Start of Collected data

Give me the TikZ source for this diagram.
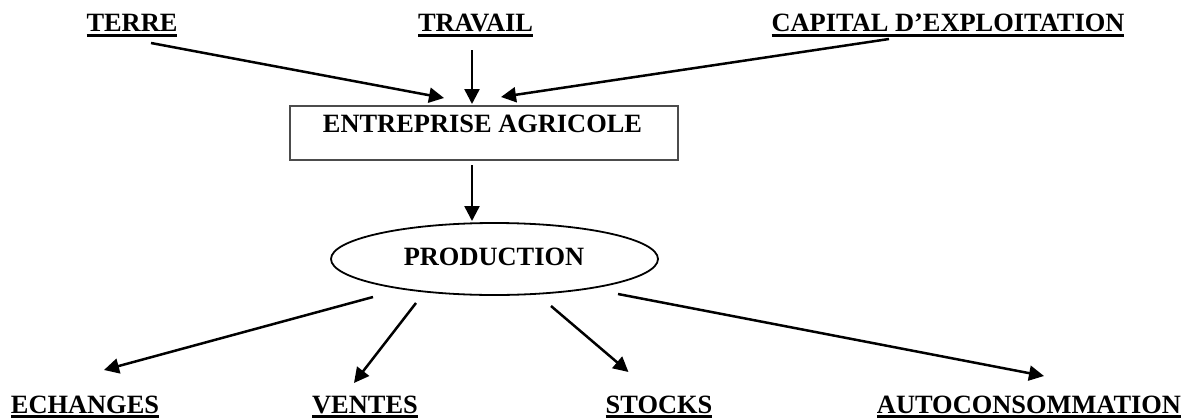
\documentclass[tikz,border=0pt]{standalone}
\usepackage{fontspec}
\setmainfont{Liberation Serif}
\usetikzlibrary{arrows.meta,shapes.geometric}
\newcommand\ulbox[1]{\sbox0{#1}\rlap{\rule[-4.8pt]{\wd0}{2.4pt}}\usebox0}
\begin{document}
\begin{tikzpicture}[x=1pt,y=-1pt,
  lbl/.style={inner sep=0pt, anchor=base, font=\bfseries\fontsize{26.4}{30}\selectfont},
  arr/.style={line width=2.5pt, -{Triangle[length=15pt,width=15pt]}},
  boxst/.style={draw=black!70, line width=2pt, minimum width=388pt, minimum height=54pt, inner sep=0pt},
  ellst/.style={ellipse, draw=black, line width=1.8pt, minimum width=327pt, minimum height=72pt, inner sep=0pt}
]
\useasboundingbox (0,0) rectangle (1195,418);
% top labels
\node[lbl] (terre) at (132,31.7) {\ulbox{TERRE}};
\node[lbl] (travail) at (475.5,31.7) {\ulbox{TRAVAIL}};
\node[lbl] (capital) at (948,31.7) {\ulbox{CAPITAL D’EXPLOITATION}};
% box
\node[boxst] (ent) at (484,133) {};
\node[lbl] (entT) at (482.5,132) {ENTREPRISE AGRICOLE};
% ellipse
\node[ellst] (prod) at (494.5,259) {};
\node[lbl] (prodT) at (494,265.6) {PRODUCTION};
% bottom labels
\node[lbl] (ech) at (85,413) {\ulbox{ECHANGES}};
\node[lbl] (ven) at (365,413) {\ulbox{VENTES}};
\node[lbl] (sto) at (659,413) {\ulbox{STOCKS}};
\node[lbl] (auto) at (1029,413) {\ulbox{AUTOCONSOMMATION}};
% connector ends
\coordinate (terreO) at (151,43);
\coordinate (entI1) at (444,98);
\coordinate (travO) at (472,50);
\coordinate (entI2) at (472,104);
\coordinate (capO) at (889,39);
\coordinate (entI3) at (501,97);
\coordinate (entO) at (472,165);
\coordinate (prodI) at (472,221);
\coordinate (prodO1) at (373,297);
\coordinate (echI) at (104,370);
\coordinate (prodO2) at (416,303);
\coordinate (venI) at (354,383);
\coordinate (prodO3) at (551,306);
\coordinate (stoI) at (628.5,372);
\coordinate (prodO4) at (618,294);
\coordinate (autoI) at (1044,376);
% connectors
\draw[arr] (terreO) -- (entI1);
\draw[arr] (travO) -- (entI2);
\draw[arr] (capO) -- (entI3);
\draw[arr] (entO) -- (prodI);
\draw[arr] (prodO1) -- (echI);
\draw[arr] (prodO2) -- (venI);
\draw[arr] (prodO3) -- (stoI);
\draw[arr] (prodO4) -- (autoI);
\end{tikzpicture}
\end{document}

End of Collected data

--- Challenge ---
Extract all the data above exactly, excluding every picture.

--- Result of this task ---
Give me the TikZ source for this diagram.
\documentclass[tikz,border=0pt]{standalone}
\usepackage{fontspec}
\setmainfont{Liberation Serif}
\usetikzlibrary{arrows.meta,shapes.geometric}
\newcommand\ulbox[1]{\sbox0{#1}\rlap{\rule[-4.8pt]{\wd0}{2.4pt}}\usebox0}
\begin{document}
\begin{tikzpicture}[x=1pt,y=-1pt,
  lbl/.style={inner sep=0pt, anchor=base, font=\bfseries\fontsize{26.4}{30}\selectfont},
  arr/.style={line width=2.5pt, -{Triangle[length=15pt,width=15pt]}},
  boxst/.style={draw=black!70, line width=2pt, minimum width=388pt, minimum height=54pt, inner sep=0pt},
  ellst/.style={ellipse, draw=black, line width=1.8pt, minimum width=327pt, minimum height=72pt, inner sep=0pt}
]
\useasboundingbox (0,0) rectangle (1195,418);
% top labels
\node[lbl] (terre) at (132,31.7) {\ulbox{TERRE}};
\node[lbl] (travail) at (475.5,31.7) {\ulbox{TRAVAIL}};
\node[lbl] (capital) at (948,31.7) {\ulbox{CAPITAL D’EXPLOITATION}};
% box
\node[boxst] (ent) at (484,133) {};
\node[lbl] (entT) at (482.5,132) {ENTREPRISE AGRICOLE};
% ellipse
\node[ellst] (prod) at (494.5,259) {};
\node[lbl] (prodT) at (494,265.6) {PRODUCTION};
% bottom labels
\node[lbl] (ech) at (85,413) {\ulbox{ECHANGES}};
\node[lbl] (ven) at (365,413) {\ulbox{VENTES}};
\node[lbl] (sto) at (659,413) {\ulbox{STOCKS}};
\node[lbl] (auto) at (1029,413) {\ulbox{AUTOCONSOMMATION}};
% connector ends
\coordinate (terreO) at (151,43);
\coordinate (entI1) at (444,98);
\coordinate (travO) at (472,50);
\coordinate (entI2) at (472,104);
\coordinate (capO) at (889,39);
\coordinate (entI3) at (501,97);
\coordinate (entO) at (472,165);
\coordinate (prodI) at (472,221);
\coordinate (prodO1) at (373,297);
\coordinate (echI) at (104,370);
\coordinate (prodO2) at (416,303);
\coordinate (venI) at (354,383);
\coordinate (prodO3) at (551,306);
\coordinate (stoI) at (628.5,372);
\coordinate (prodO4) at (618,294);
\coordinate (autoI) at (1044,376);
% connectors
\draw[arr] (terreO) -- (entI1);
\draw[arr] (travO) -- (entI2);
\draw[arr] (capO) -- (entI3);
\draw[arr] (entO) -- (prodI);
\draw[arr] (prodO1) -- (echI);
\draw[arr] (prodO2) -- (venI);
\draw[arr] (prodO3) -- (stoI);
\draw[arr] (prodO4) -- (autoI);
\end{tikzpicture}
\end{document}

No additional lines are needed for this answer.